On Rehearing. The defendants are appealing from a judgment of conviction for the alleged violation of Act 212 of 1934. The issues before the Court, on rehearing, are (1) the interpretation of this statute; and (2) the admissibility as distinguished from the sufficiency of the evidence.
An analysis of the Act shows that it denounces three offenses:
1. To prospect by means of mechanical devices for oil and minerals on public lands without the consent of the State Land Office;
2. To prospect for oil with mechanical devices on public highways without the consent of the State Highway Department; and
3. To prospect for oil and minerals with mechanical devices on private property without the consent of the owner.
The statute also contains a conditional clause: "Provided, that on such public highways as are not regularly maintained by the Louisiana Highway Commission, it shall be sufficient to procure the consent of the Police Jury of the Parish in which such public highway is located."
The original indictment discloses that the defendants were charged with "prospecting with mechanical devices on the private lands and property of George B. Franklin, without his consent, and with prospecting with mechanical devices on public highways *Page 489 maintained by the State and on public highways not maintained by the State which run through, over, across and upon the lands of said Franklin, without permit * * *." This indictment was subsequently amended, pursuant to an order of court, and there was deleted therefrom all that part of the charge which referred to prospecting on the public highways. There remained only the charge that the defendants had prospected on the private lands and property of George B. Franklin, without his consent. It was for this offense they were tried and convicted. Proper and timely objections were made to all of the rulings of the trial court and formal bills of exception were reserved by the defendants.
The defendants herein had a permit from the Highway Department to prospect for oil and gas with mechanical devices on the public highways. The proof offered on the trial, as was noted in both the original and the dissenting opinions, shows that the tests conducted by the defendants were on parish roads that traversed the lands owned by Mr. Franklin. Although these roads were not formally dedicated, they are servitudes of way — public roads or highways — by virtue of prescription.
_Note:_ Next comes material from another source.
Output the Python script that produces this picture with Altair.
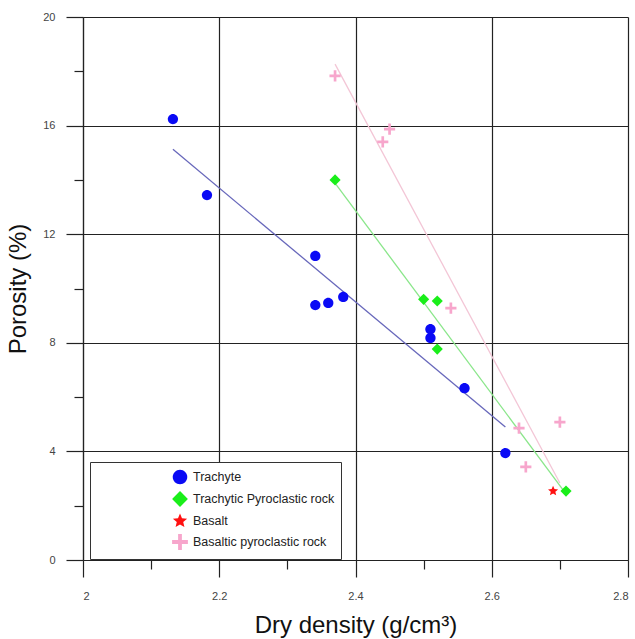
import altair as alt
import pandas as pd

groups = ["Trachyte", "Trachytic Pyroclastic rock", "Basalt", "Basaltic pyroclastic rock"]

trachyte_density = [2.132, 2.182, 2.341, 2.341, 2.360, 2.382, 2.510, 2.510, 2.560, 2.620]
trachyte_porosity = [16.24, 13.44, 11.20, 9.39, 9.47, 9.69, 8.50, 8.18, 6.33, 3.94]
tpr_density = [2.370, 2.500, 2.520, 2.520, 2.709]
tpr_porosity = [14.00, 9.60, 9.54, 7.77, 2.54]
basalt_density = [2.690]
basalt_porosity = [2.54]
bpr_density = [2.370, 2.450, 2.440, 2.540, 2.640, 2.650, 2.700]
bpr_porosity = [17.83, 15.87, 15.40, 9.28, 4.86, 3.43, 5.08]

# major and minor tick positions
x_ticks = [2.0, 2.1, 2.2, 2.3, 2.4, 2.5, 2.6, 2.7, 2.8]
y_ticks = [0, 2, 4, 6, 8, 10, 12, 14, 16, 18, 20]

point_colors = ["#0a0af5", "#1aee1a", "#ff1010", "#f7a6cc"]
line_colors = ["#6868bb", "#8ae68a", "#f3c6d6"]
plus_path = "M-0.24,-1H0.24V-0.24H1V0.24H0.24V1H-0.24V0.24H-1V-0.24H-0.24Z"
star_path = ("M0,-0.95L0.2513,-0.3459L0.9035,-0.2936L0.4066,0.1321L0.5584,0.7686L0,0.4275"
             "L-0.5584,0.7686L-0.4066,0.1321L-0.9035,-0.2936L-0.2513,-0.3459Z")
circle_path = "M0.92,0A0.92,0.92,0,1,1,-0.92,0A0.92,0.92,0,1,1,0.92,0Z"
shapes = [circle_path, "diamond", star_path, plus_path]

rows = []
for g, xs, ys in [
    (groups[0], trachyte_density, trachyte_porosity),
    (groups[1], tpr_density, tpr_porosity),
    (groups[2], basalt_density, basalt_porosity),
    (groups[3], bpr_density, bpr_porosity),
]:
    for a, b in zip(xs, ys):
        rows.append({"group": g, "density": a, "porosity": b})
df = pd.DataFrame(rows)

FONT = "Liberation Sans"
xscale = alt.Scale(domain=[2.0, 2.8], nice=False, zero=False)
yscale = alt.Scale(domain=[0, 20], nice=False)

x_minor_test = "round(datum.value * 10) % 2 == 1"
y_minor_test = "round(datum.value) % 4 == 2"


def make_axis(test, orient, label_pad):
    return alt.Axis(
        values=x_ticks if orient == "bottom" else y_ticks,
        labelExpr=f"{test} ? '' : datum.label",
        format="~g",
        grid=True, gridColor="#222",
        gridOpacity={"condition": {"test": test, "value": 0}, "value": 1},
        gridWidth=1.2,
        tickSize={"condition": {"test": test, "value": 9}, "value": 17},
        tickColor="#222", tickWidth=1.2, domainColor="#222", domainWidth=1.2,
        labelFontSize=11, labelColor="#444", labelPadding=label_pad, labelFont=FONT,
        titleFontSize=24, titleFontWeight="normal", titlePadding=12, titleColor="#111",
        titleFont=FONT, orient=orient,
    )


xaxis = make_axis(x_minor_test, "bottom", 13)
yaxis = make_axis(y_minor_test, "left", 11)

legend = alt.Legend(title=None, orient="none", legendX=7, legendY=445, fillColor="white",
                    strokeColor="#333", padding=6, symbolSize=250, symbolOffset=75,
                    labelOffset=4, labelFontSize=12.5, labelFont=FONT, labelColor="#222",
                    rowPadding=0, cornerRadius=0, symbolOpacity=1)

points = alt.Chart(df).mark_point(filled=True, opacity=1, size=125).encode(
    x=alt.X("density:Q", scale=xscale, axis=xaxis, title="Dry density (g/cm³)"),
    y=alt.Y("porosity:Q", scale=yscale, axis=yaxis, title="Porosity (%)"),
    color=alt.Color("group:N", scale=alt.Scale(domain=groups, range=point_colors), legend=legend),
    shape=alt.Shape("group:N", scale=alt.Scale(domain=groups, range=shapes), legend=legend),
)

line_layers = []
for g, c in zip([groups[0], groups[1], groups[3]], line_colors):
    line_layers.append(
        alt.Chart(df)
        .transform_filter(alt.datum.group == g)
        .transform_regression("density", "porosity")
        .mark_line(color=c, strokeWidth=1.3)
        .encode(x=alt.X("density:Q", scale=xscale),
                y=alt.Y("porosity:Q", scale=yscale))
    )

chart = (
    alt.layer(*line_layers, points)
    .properties(width=545, height=543, padding={"left": 83, "top": 17, "right": 7, "bottom": 79},
                autosize=alt.AutoSizeParams(type="none"), background="white")
    .configure_view(stroke="transparent")
)

chart.save("out.html", embed_options={"renderer": "svg", "actions": False})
The transcript reveals the fact that during the trial, the objections made by the defendants were both general and specific. It is of particular note that these defendants did strenuously object and did reserve bills of exception, which were *Page 490 properly confected and signed, to any evidence that tended to enlarge the issue over and beyond that set out in the amended indictment. Nevertheless, over these objections, the trial court did allow the State to introduce evidence of operations which proved an allegation previously deleted from the indictment.
There is considerable difference of law and fact in the making of a survey and the actual use of a gravity meter machine on the surveyed location. The statute itself makes the distinction. To be a completed crime in the instant case (a) the prospecting for oil or minerals must be made, (b) a mechanical device must be used, (c) on private property, without the consent of the owner. All three of these ingredients must be proved beyond a reasonable doubt.
The record before us clearly shows that the defendants were convicted on proof offered for prospecting for oil on a public highway, without the consent of the person who owned the soil and mineral rights under the right of way. This is not the charge of the indictment. Therefore, this variance between the allegations of the indictment and the proof is fatal. The manifest error is the admitted evidence.
The statute — Act 212 of 1934 — is penal and must be strictly construed. The Legislature prescribes the definition of a crime; the court cannot supply one. The Legislature, in this act fixed the consent of the Highway Department as excluding *Page 491 a conviction for prospecting on a highway maintained by the State, and the consent of the Police Jury of the parish as being sufficient to exclude a conviction for prospecting on public highways maintained by the police jury. The act prescribes one rule for private property and another for public highways. Therefore, if the court were to sustain the convictions of the defendants herein, the effect would be that of writing into this statute that consent be obtained from another class — the owner of the bed of the public highway. The granting of a privilege is one thing — defining a crime is another. It is clear that the Legislature in adopting this statute could not have meant to include within the term private property any public highway of the State, even though a private citizen might own the soil and mineral rights thereunder. The presumption in a criminal case is one of innocence. A rule of statutory construction is affirmatio unius exclusio est alterius — the affirmance of one thing is the exclusion of the other.
It is therefore ordered, adjudged, and decreed that the verdicts and the sentences appealed from are annulled and set aside, and this case is ordered remanded to the lower court to be proceeded with according to law. The State's right to apply for a rehearing is reserved.
HAWTHORNE, Justice (dissenting). written reasons.